If I haven’t explained Uncle Pete’s clan, let me clarify for you. We’ve got Pete, who is Aaron’s uncle — his mother’s brother. (Poppa and Grammie are his mother’s parents.) Pete’s first wife, Peggy, the mother of his children, died some time ago. I want to say about 9 or 10 years, but I’m not sure, since I never met her. The oldest child is Megan, who is 17-almost-18. Then comes Alex (15?), Natalie (13?), and Joey (10). (I’m sure Aaron will tell me if I got any ages totally wrong.) That had been interesting enough, but there’s a recent twist: Pete just got remarried. His new wife is Deanna (yes, our names were confusing to the grandparents at first), and she has two children from her previous marriage: Sophie (16?) and Gabe (14). Most of the kids are old enough that they’re "real people" and aren’t too annoying anymore, but Joey still likes to watch Spongebob and those bizarro Dexter-type cartoons on Nick and the Cartoon Network that make me stare in confusion.
So, this should provide a better idea of the immediate insanity involved as soon as the Bura Clan arrived. …Not that I would have it any other way. A holiday at Grammie and Poppa’s wouldn’t be the same without Pete’s family.

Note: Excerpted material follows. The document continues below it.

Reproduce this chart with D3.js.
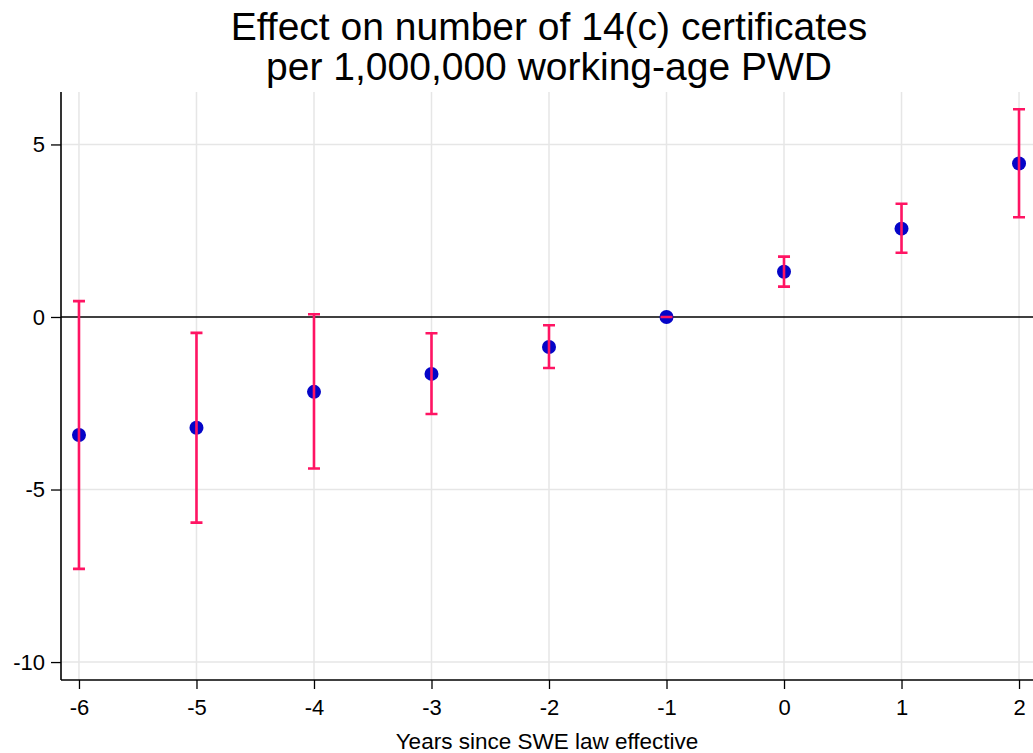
<!DOCTYPE html>
<html>
<head>
<meta charset="utf-8">
<script src="https://cdn.jsdelivr.net/npm/d3@7"></script>
<style>
  html, body { margin: 0; padding: 0; background: #fff; }
  svg { display: block; font-family: "Liberation Sans", Arial, Helvetica, sans-serif; }
</style>
</head>
<body>
<svg id="chart" width="1033" height="753"></svg>
<script>
// Event-study estimates: years relative to the law taking effect
const years = [-6, -5, -4, -3, -2, -1, 0, 1, 2];
const estimates = [-3.42, -3.21, -2.17, -1.65, -0.87, 0, 1.31, 2.56, 4.45];
const ciLower = [-7.30, -5.96, -4.39, -2.81, -1.48, 0, 0.88, 1.86, 2.89];
const ciUpper = [0.46, -0.46, 0.08, -0.47, -0.24, 0, 1.75, 3.28, 6.02];
const yTicks = [5, 0, -5, -10];
const xTicks = [-6, -5, -4, -3, -2, -1, 0, 1, 2];
const titleLines = ["Effect on number of 14(c) certificates", "per 1,000,000 working-age PWD"];
const xTitle = "Years since SWE law effective";

const svg = d3.select("#chart");
const plot = { left: 61, right: 1037, top: 92, bottom: 680 };

const x = d3.scaleLinear().domain([-6.153, 2.153]).range([plot.left, plot.right]);
const y = d3.scaleLinear().domain([-10.52, 6.52]).range([plot.bottom, plot.top]);

const rows = years.map((yr, i) => ({ yr, est: estimates[i], lo: ciLower[i], hi: ciUpper[i] }));

// Plain hyphen-minus labels
const fmt = d => String(d);

// Light grid lines
const grid = svg.append("g");
grid.selectAll("line.gx").data(xTicks).join("line")
  .attr("x1", d => x(d)).attr("x2", d => x(d))
  .attr("y1", plot.top).attr("y2", plot.bottom)
  .attr("stroke", "#e6e6e6").attr("stroke-width", 1.5);
grid.selectAll("line.gy").data(yTicks.filter(d => d !== 0)).join("line")
  .attr("x1", plot.left).attr("x2", plot.right)
  .attr("y1", d => y(d)).attr("y2", d => y(d))
  .attr("stroke", "#e6e6e6").attr("stroke-width", 1.5);

// Reference line at zero
svg.append("line")
  .attr("x1", plot.left).attr("x2", plot.right)
  .attr("y1", y(0)).attr("y2", y(0))
  .attr("stroke", "#000").attr("stroke-width", 1.6);

// Axes
const yAxis = d3.axisLeft(y).tickValues(yTicks).tickSize(10).tickPadding(6).tickFormat(fmt);
const xAxis = d3.axisBottom(x).tickValues(xTicks).tickSize(9).tickPadding(10).tickFormat(fmt);

const gy = svg.append("g").attr("transform", `translate(${plot.left},0)`).call(yAxis);
const gx = svg.append("g").attr("transform", `translate(0,${plot.bottom})`).call(xAxis);
[gx, gy].forEach(g => {
  g.select(".domain").attr("stroke", "#000").attr("stroke-width", 1.6);
  g.selectAll(".tick line").attr("stroke", "#000").attr("stroke-width", 1.3);
  g.selectAll(".tick text").attr("fill", "#000").attr("font-size", 22)
    .attr("font-family", "'Liberation Sans', Arial, sans-serif");
});
gx.select(".domain").attr("d", `M${plot.left},0H${plot.right}`);
gy.select(".domain").attr("d", `M0,${plot.top}V${plot.bottom}`);

// Point estimates
svg.append("g").selectAll("circle").data(rows).join("circle")
  .attr("cx", d => x(d.yr)).attr("cy", d => y(d.est)).attr("r", 7)
  .attr("fill", "#0505c8");

// Confidence intervals with caps
const pink = "#ff1463";
const ci = svg.append("g").attr("stroke", pink).attr("stroke-width", 2.6).attr("fill", "none");
ci.selectAll("path").data(rows).join("path")
  .attr("d", d => {
    const cx = x(d.yr), cap = 6;
    return `M${cx},${y(d.hi)}V${y(d.lo)}` +
           `M${cx - cap},${y(d.hi)}H${cx + cap}` +
           `M${cx - cap},${y(d.lo)}H${cx + cap}`;
  });

// Titles
svg.append("text")
  .attr("text-anchor", "middle")
  .attr("font-size", 39).attr("fill", "#000")
  .selectAll("tspan").data(titleLines).join("tspan")
  .attr("x", 549).attr("y", (d, i) => 40 + i * 40)
  .text(d => d);

svg.append("text")
  .attr("x", 547).attr("y", 749).attr("text-anchor", "middle")
  .attr("font-size", 22.5).attr("fill", "#000")
  .text(xTitle);
</script>
</body>
</html>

After Aaron and I talked with Megan and Alex for a while, food was ready. We had ham and twice-baked potatoes and kielbasa and paska (polish raisin bread) and green bean casserole (a Bura family staple) and Poppa’s famous salad and there was horseradish and we had a lamb-shaped cake for dessert. Grammie forgot to put out the sweet potatoes, so we all divvied them up and took them home afterward, along with all the other leftovers.
We stayed until 8:00pm, just talking and watching TV (and being bored while Joey monopolized the television with weird cartoons). Aaron and I ended up being the last to leave. Overall, it was a good time, as usual.
I guess maybe I always took my family for granted, since we were always together, anyway. We had big meals on special occasions, but never had any other family over. Mom, Memaw, Aunt Sammie, my cousin Michael, and I all lived together, and rarely lived close to other family, so that was it. No cousins or other grandparents or other aunts or uncles to visit or invite over. Now I’m finding that I enjoy this "visiting family" thing. Even going to visit Mom and Gary for a day is enjoyable (to an extent — the less Gary, the better, I’m afraid).
Now, just to be sure to end the entry on a down note… when we got home at 10:20pm, Mom had left a message on the answering machine not 15 minutes earlier. She was upset that, when she went to go visit Memaw, "the lights were on, but no one was home." She asked me to e-mail her, which I did, pretty much detailing what I detailed here about my visit. I told her it made it a little easier for me, seeing Memaw like that. That way, when she goes, I won’t feel like she could have had a few more good years left in her. I’ll know she was ready to go.
When Mom e-mailed me back today, she had this to say:
"You look into the eyes of the first person you remember, the friend you had before you had friends, the one who taught you all the basics from how to go to the bathroom, get dressed, eat, talk even, and the body’s there but she isn’t. When I worked in the nursing home, I used to think the families of those folks were so cruel to not visit more often; now I understand, it wasn’t that they didn’t love them, it was that they loved them too much to see them that way."